→ **Set problem**:
Without the pictures, extract every line from the start of the material to the line containing "Sans CJK SC','Noto", both ends included.

→ **Information supplied**:
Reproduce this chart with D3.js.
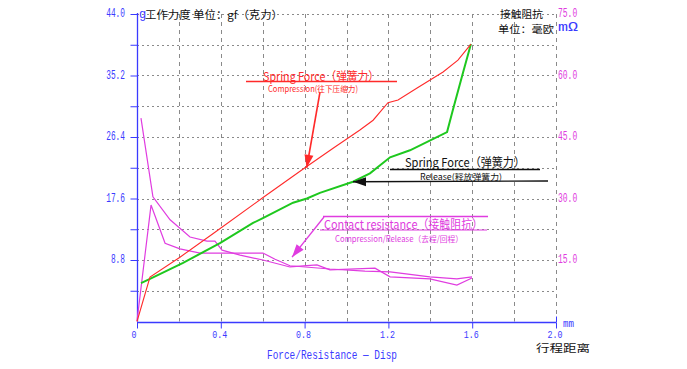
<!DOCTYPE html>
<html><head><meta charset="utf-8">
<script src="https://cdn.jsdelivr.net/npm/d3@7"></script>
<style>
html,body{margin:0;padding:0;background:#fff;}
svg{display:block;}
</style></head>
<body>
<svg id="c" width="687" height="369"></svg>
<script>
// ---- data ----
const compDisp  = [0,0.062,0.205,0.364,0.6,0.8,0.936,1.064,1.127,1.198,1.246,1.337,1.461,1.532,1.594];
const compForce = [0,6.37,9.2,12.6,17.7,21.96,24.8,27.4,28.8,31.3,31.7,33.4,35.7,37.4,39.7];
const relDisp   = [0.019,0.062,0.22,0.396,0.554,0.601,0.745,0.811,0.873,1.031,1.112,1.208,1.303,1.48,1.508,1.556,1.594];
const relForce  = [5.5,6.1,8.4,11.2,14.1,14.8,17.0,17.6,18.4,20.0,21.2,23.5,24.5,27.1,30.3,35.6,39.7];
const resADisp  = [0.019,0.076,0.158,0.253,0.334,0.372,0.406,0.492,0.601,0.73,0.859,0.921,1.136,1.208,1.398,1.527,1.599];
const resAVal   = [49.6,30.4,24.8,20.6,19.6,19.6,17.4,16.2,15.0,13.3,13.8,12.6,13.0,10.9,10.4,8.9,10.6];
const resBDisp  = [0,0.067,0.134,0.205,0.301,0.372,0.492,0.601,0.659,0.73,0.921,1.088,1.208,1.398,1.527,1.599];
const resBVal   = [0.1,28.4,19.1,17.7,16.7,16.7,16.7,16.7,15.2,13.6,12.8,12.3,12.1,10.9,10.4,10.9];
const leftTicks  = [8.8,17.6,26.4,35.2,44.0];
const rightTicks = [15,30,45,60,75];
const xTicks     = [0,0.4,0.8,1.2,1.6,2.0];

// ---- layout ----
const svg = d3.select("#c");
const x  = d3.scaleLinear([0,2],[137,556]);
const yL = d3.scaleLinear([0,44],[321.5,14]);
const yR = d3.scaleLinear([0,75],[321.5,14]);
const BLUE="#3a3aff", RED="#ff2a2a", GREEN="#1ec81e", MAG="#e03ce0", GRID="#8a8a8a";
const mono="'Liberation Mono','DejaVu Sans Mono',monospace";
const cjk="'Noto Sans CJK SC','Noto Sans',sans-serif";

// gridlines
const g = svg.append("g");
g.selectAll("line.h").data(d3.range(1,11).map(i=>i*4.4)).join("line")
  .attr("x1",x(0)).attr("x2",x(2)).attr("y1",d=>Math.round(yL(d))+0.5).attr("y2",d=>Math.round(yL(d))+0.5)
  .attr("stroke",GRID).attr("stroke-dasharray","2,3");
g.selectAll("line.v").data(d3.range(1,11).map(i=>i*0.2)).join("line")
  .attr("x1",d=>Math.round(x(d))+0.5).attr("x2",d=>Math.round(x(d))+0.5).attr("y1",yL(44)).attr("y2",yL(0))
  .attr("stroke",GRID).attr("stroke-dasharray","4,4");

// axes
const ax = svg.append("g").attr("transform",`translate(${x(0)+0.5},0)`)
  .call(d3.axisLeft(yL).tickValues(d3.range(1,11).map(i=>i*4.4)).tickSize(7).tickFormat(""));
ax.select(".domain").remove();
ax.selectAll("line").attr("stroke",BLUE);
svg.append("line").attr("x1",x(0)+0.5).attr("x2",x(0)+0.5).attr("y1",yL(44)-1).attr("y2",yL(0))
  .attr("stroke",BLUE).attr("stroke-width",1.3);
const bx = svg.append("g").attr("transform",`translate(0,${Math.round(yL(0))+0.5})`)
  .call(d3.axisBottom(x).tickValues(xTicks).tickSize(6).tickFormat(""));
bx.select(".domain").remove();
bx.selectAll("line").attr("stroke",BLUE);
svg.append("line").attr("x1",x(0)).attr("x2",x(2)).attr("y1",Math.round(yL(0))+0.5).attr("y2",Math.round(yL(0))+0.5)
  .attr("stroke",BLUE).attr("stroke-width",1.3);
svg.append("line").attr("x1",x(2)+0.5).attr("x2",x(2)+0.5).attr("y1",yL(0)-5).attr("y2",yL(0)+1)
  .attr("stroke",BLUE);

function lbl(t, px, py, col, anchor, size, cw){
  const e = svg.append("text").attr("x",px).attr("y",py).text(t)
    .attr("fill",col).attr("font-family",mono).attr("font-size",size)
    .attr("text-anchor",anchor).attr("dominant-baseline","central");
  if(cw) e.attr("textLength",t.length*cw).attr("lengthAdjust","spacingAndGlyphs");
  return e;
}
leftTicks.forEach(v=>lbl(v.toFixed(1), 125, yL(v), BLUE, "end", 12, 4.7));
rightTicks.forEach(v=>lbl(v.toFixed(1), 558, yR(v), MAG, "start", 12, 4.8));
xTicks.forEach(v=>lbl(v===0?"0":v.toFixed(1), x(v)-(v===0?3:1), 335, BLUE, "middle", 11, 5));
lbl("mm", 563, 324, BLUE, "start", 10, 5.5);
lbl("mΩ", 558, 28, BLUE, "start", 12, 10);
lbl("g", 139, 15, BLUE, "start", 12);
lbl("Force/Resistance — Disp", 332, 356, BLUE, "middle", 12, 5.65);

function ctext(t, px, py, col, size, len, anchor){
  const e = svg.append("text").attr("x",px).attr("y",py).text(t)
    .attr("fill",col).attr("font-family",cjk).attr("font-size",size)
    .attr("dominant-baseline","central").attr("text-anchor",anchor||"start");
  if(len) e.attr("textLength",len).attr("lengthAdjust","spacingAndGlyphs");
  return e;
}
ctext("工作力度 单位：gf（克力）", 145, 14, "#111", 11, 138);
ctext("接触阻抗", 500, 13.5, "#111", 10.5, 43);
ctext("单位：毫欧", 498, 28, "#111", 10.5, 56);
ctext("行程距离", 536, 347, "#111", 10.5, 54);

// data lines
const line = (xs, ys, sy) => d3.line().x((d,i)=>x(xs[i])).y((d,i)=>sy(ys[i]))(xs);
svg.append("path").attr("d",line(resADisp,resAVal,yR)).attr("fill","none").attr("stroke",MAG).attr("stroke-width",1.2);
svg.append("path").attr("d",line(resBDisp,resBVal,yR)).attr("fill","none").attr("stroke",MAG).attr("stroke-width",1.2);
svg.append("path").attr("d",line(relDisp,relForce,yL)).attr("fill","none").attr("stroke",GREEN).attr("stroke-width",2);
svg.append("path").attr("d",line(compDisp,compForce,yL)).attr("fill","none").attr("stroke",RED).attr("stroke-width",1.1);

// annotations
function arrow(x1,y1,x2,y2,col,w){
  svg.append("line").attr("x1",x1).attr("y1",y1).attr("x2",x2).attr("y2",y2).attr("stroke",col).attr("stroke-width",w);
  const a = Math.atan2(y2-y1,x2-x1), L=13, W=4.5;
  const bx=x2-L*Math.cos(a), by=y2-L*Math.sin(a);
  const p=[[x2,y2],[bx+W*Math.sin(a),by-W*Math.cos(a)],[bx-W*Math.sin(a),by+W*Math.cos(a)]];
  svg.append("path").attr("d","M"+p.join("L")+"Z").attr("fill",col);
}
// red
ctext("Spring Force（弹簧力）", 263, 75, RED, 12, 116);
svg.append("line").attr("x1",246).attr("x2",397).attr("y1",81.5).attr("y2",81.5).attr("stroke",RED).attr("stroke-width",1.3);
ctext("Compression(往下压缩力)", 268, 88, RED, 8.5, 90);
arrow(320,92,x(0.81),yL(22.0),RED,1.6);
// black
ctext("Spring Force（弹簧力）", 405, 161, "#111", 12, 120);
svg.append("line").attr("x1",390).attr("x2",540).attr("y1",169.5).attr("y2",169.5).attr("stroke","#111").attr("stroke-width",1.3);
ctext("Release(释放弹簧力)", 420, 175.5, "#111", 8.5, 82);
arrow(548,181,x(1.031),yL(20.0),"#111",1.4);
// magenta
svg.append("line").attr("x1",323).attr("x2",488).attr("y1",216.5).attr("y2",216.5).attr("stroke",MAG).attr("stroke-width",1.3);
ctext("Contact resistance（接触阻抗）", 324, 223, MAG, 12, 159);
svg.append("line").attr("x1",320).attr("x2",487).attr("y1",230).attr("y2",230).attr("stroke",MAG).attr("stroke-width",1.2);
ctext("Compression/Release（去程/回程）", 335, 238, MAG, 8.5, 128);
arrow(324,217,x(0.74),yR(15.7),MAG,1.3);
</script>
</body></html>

→ **Reply**:
Reproduce this chart with D3.js.
<!DOCTYPE html>
<html><head><meta charset="utf-8">
<script src="https://cdn.jsdelivr.net/npm/d3@7"></script>
<style>
html,body{margin:0;padding:0;background:#fff;}
svg{display:block;}
</style></head>
<body>
<svg id="c" width="687" height="369"></svg>
<script>
// ---- data ----
const compDisp  = [0,0.062,0.205,0.364,0.6,0.8,0.936,1.064,1.127,1.198,1.246,1.337,1.461,1.532,1.594];
const compForce = [0,6.37,9.2,12.6,17.7,21.96,24.8,27.4,28.8,31.3,31.7,33.4,35.7,37.4,39.7];
const relDisp   = [0.019,0.062,0.22,0.396,0.554,0.601,0.745,0.811,0.873,1.031,1.112,1.208,1.303,1.48,1.508,1.556,1.594];
const relForce  = [5.5,6.1,8.4,11.2,14.1,14.8,17.0,17.6,18.4,20.0,21.2,23.5,24.5,27.1,30.3,35.6,39.7];
const resADisp  = [0.019,0.076,0.158,0.253,0.334,0.372,0.406,0.492,0.601,0.73,0.859,0.921,1.136,1.208,1.398,1.527,1.599];
const resAVal   = [49.6,30.4,24.8,20.6,19.6,19.6,17.4,16.2,15.0,13.3,13.8,12.6,13.0,10.9,10.4,8.9,10.6];
const resBDisp  = [0,0.067,0.134,0.205,0.301,0.372,0.492,0.601,0.659,0.73,0.921,1.088,1.208,1.398,1.527,1.599];
const resBVal   = [0.1,28.4,19.1,17.7,16.7,16.7,16.7,16.7,15.2,13.6,12.8,12.3,12.1,10.9,10.4,10.9];
const leftTicks  = [8.8,17.6,26.4,35.2,44.0];
const rightTicks = [15,30,45,60,75];
const xTicks     = [0,0.4,0.8,1.2,1.6,2.0];

// ---- layout ----
const svg = d3.select("#c");
const x  = d3.scaleLinear([0,2],[137,556]);
const yL = d3.scaleLinear([0,44],[321.5,14]);
const yR = d3.scaleLinear([0,75],[321.5,14]);
const BLUE="#3a3aff", RED="#ff2a2a", GREEN="#1ec81e", MAG="#e03ce0", GRID="#8a8a8a";
const mono="'Liberation Mono','DejaVu Sans Mono',monospace";
const cjk="'Noto Sans CJK SC','Noto Sans',sans-serif";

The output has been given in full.